After the half I took some time off to deal with some shin injuries I sustained during training. I started up again in the summer of 2012 and haven't looked back since! In the fall of 2012 I set new 5k and 10k PR's and ran my first 10-mile race. I started training for my 2nd half marathon at the end of 2012/beginning of 2013.

Things really took off in 2013! I beat and set new PR's left and right. My second half marathon led to my 3rd...and ultimately my 6th. I fell in love with triathlon, which was totally unexpected but now I don't know what I did without it! I crossed 18 finish lines, making 29 total. And, perhaps my biggest accomplishment yet, I completed 15 out of 18 weeks of training for my first marathon, including a distance PR of 22 miles right before the New Year! Did I tell you guys I'm running a marathon this weekend?!

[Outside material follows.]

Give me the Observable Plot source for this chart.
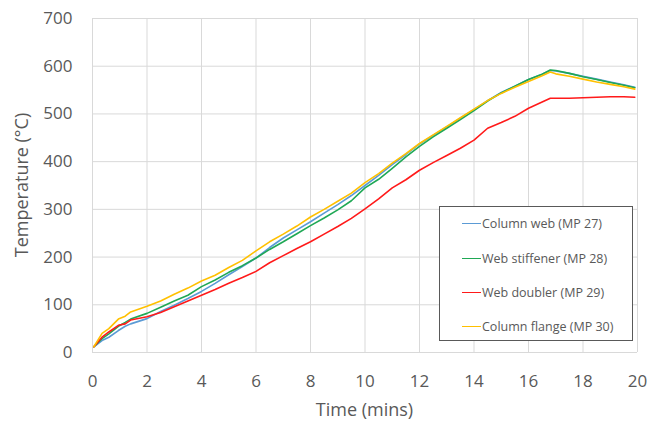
<!DOCTYPE html>
<html>
<head>
<meta charset="utf-8">
<script src="https://cdn.jsdelivr.net/npm/d3@7"></script>
<script src="https://cdn.jsdelivr.net/npm/@observablehq/plot@0.6"></script>
<style>
  html, body { margin: 0; padding: 0; background: #fff; }
  #wrap { position: relative; width: 660px; height: 422px; font-family: "Open Sans", sans-serif; }
  #legend { position: absolute; left: 439px; top: 206px; width: 194px; height: 135px; border: 1px solid #595959; background: #fff; box-sizing: border-box; }
  .item { position: absolute; left: 22px; display: flex; align-items: center; font-size: 12.5px; color: #595959; white-space: nowrap; }
  .swatch { width: 19px; height: 0; border-top: 1.5px solid; margin-right: 1px; }
</style>
</head>
<body>
<div id="wrap"></div>
<script>
const seriesNames = ["Column web (MP 27)", "Web stiffener (MP 28)", "Web doubler (MP 29)", "Column flange (MP 30)"];
const seriesColors = ["#5B9BD5", "#1FA855", "#FF1A1A", "#FFC000"];
const times = [0.05,0.35,0.6,0.95,1.2,1.4,2,2.5,3,3.5,4,4.5,5,5.5,6,6.5,7,7.5,8,8.5,9,9.5,10,10.5,11,11.5,12,12.5,13,13.5,14,14.5,15,15.5,16,16.5,16.8,17,17.5,18,18.5,19,19.5,19.9];
const columnWeb = [12,25,32,46,55,60,71,86,99,113,128,145,163,180,198,220,240,257,274,292,310,329,350,371,394,415,437,455,473,491,509,528,545,558,572,583,591,590,585,579,573,567,561,556];
const webStiffener = [12,29,39,55,63,70,82,95,108,120,138,152,168,182,198,216,232,249,266,282,299,318,345,363,386,410,432,452,470,488,507,527,544,558,572,583,592,591,585,578,572,566,560,555];
const webDoubler = [12,32,43,57,60,68,75,84,96,108,120,132,145,157,170,188,203,218,232,248,264,281,301,322,345,362,382,398,413,428,445,470,482,495,512,525,533,533,533,534,535,536,536,535];
const columnFlange = [12,40,50,70,76,85,97,108,122,135,150,162,178,193,213,232,248,265,284,300,317,334,356,375,397,417,438,456,474,492,510,528,543,556,568,580,588,584,579,573,567,562,557,552];
const xTicks = [0,2,4,6,8,10,12,14,16,18,20];
const yTicks = [0,100,200,300,400,500,600,700];
const xTitle = "Time (mins)";
const yTitle = "Temperature (°C)";

const allValues = [columnWeb, webStiffener, webDoubler, columnFlange];
const data = [];
allValues.forEach((vals, si) => {
  vals.forEach((v, i) => data.push({series: seriesNames[si], t: times[i], T: v}));
});

const W = 660, H = 422, mL = 92, mR = 23, mT = 18, mB = 70;
const chart = Plot.plot({
  width: W, height: H,
  marginLeft: mL, marginRight: mR, marginTop: mT, marginBottom: mB,
  style: {fontFamily: "'Open Sans', sans-serif", fontSize: "17px", color: "#595959", background: "#fff"},
  x: {domain: [0, 20]},
  y: {domain: [0, 700]},
  color: {domain: seriesNames, range: seriesColors},
  marks: [
    Plot.gridX(xTicks, {stroke: "#d9d9d9", strokeOpacity: 1, strokeWidth: 1}),
    Plot.gridY(yTicks, {stroke: "#d9d9d9", strokeOpacity: 1, strokeWidth: 1}),
    Plot.axisX(xTicks, {tickSize: 0, tickPadding: 22, label: null, fontSize: 17}),
    Plot.axisY(yTicks, {tickSize: 0, tickPadding: 20, label: null, fontSize: 17}),
    Plot.line(data, {x: "t", y: "T", z: "series", stroke: "series", strokeWidth: 1.6, curve: "linear"})
  ]
});
const wrap = document.getElementById("wrap");
wrap.appendChild(chart);

const svg = d3.select(chart);
svg.append("text")
  .attr("x", (mL + W - mR) / 2).attr("y", 416)
  .attr("text-anchor", "middle").attr("fill", "#595959")
  .style("font-size", "18px").text(xTitle);
svg.append("text")
  .attr("transform", `translate(28,${(mT + H - mB) / 2}) rotate(-90)`)
  .attr("text-anchor", "middle").attr("fill", "#595959")
  .style("font-size", "18px").text(yTitle);

const legend = document.createElement("div");
legend.id = "legend";
const rowsY = [17, 52, 86, 120];
seriesNames.forEach((name, i) => {
  const item = document.createElement("div");
  item.className = "item";
  item.style.top = (rowsY[i] - 9) + "px";
  const sw = document.createElement("span");
  sw.className = "swatch";
  sw.style.borderColor = seriesColors[i];
  const label = document.createElement("span");
  label.textContent = name;
  item.appendChild(sw);
  item.appendChild(label);
  legend.appendChild(item);
});
wrap.appendChild(legend);
</script>
</body>
</html>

Running has without a doubt changed my life, and it's amazing to me every time I run and see the payoff of the work I've put in over the past (almost) 3 years. Even now, 6 days away, I think about the marathon and wonder, "How will I get there? How will I get through 26.2 miles?" But I know, deep down in my heart, it's exactly the same as when I wondered how I would get through 5-minute jogs. It seems silly now, but at the time it was a hurdle I had never jumped, and it was scary. I hope that one day I will be looking back and laughing at myself for wondering how I'd ever get through a marathon!

1 comment

  1. I loved reading this! I was just thinking this morning about how I did a 5k (I do the Galloway run/walk method) last night after work like it was no big deal, and it wasn't even 6 months ago when the first day of C25K killed me! It's amazing!!